___ Provided information ___
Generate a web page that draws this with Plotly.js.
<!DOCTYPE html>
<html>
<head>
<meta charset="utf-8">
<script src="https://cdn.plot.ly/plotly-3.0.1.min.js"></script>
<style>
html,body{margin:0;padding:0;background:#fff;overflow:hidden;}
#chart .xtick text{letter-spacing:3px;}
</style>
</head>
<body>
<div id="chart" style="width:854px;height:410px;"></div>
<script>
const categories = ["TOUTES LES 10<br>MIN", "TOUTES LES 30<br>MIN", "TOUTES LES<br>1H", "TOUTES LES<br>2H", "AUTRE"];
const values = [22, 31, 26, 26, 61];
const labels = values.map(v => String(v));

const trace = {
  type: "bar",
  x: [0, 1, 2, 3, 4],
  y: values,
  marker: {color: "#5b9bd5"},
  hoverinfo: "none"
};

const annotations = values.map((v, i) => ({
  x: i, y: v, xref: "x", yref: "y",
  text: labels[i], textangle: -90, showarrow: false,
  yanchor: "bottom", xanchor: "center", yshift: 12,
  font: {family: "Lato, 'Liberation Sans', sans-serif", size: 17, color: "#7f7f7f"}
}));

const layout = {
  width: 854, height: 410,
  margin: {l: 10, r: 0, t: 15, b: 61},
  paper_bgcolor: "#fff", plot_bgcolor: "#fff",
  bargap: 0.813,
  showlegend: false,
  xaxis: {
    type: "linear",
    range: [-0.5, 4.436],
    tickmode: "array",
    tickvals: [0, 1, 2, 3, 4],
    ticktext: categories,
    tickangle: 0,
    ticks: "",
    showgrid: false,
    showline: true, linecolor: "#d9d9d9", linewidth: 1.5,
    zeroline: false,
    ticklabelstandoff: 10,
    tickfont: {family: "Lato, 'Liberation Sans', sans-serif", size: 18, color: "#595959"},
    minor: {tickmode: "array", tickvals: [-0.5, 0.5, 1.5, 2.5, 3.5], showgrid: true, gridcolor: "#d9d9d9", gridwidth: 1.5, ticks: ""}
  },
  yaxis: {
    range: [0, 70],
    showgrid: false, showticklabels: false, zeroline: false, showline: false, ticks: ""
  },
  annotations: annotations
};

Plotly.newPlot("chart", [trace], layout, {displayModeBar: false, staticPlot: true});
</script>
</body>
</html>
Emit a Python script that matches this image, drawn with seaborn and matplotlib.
___
== What the exercise asks ==
Copy every record exactly as presented.

== Result for this exercise ==
Generate a web page that draws this with Plotly.js.
<!DOCTYPE html>
<html>
<head>
<meta charset="utf-8">
<script src="https://cdn.plot.ly/plotly-3.0.1.min.js"></script>
<style>
html,body{margin:0;padding:0;background:#fff;overflow:hidden;}
#chart .xtick text{letter-spacing:3px;}
</style>
</head>
<body>
<div id="chart" style="width:854px;height:410px;"></div>
<script>
const categories = ["TOUTES LES 10<br>MIN", "TOUTES LES 30<br>MIN", "TOUTES LES<br>1H", "TOUTES LES<br>2H", "AUTRE"];
const values = [22, 31, 26, 26, 61];
const labels = values.map(v => String(v));

const trace = {
  type: "bar",
  x: [0, 1, 2, 3, 4],
  y: values,
  marker: {color: "#5b9bd5"},
  hoverinfo: "none"
};

const annotations = values.map((v, i) => ({
  x: i, y: v, xref: "x", yref: "y",
  text: labels[i], textangle: -90, showarrow: false,
  yanchor: "bottom", xanchor: "center", yshift: 12,
  font: {family: "Lato, 'Liberation Sans', sans-serif", size: 17, color: "#7f7f7f"}
}));

const layout = {
  width: 854, height: 410,
  margin: {l: 10, r: 0, t: 15, b: 61},
  paper_bgcolor: "#fff", plot_bgcolor: "#fff",
  bargap: 0.813,
  showlegend: false,
  xaxis: {
    type: "linear",
    range: [-0.5, 4.436],
    tickmode: "array",
    tickvals: [0, 1, 2, 3, 4],
    ticktext: categories,
    tickangle: 0,
    ticks: "",
    showgrid: false,
    showline: true, linecolor: "#d9d9d9", linewidth: 1.5,
    zeroline: false,
    ticklabelstandoff: 10,
    tickfont: {family: "Lato, 'Liberation Sans', sans-serif", size: 18, color: "#595959"},
    minor: {tickmode: "array", tickvals: [-0.5, 0.5, 1.5, 2.5, 3.5], showgrid: true, gridcolor: "#d9d9d9", gridwidth: 1.5, ticks: ""}
  },
  yaxis: {
    range: [0, 70],
    showgrid: false, showticklabels: false, zeroline: false, showline: false, ticks: ""
  },
  annotations: annotations
};

Plotly.newPlot("chart", [trace], layout, {displayModeBar: false, staticPlot: true});
</script>
</body>
</html>
Emit a Python script that matches this image, drawn with seaborn and matplotlib.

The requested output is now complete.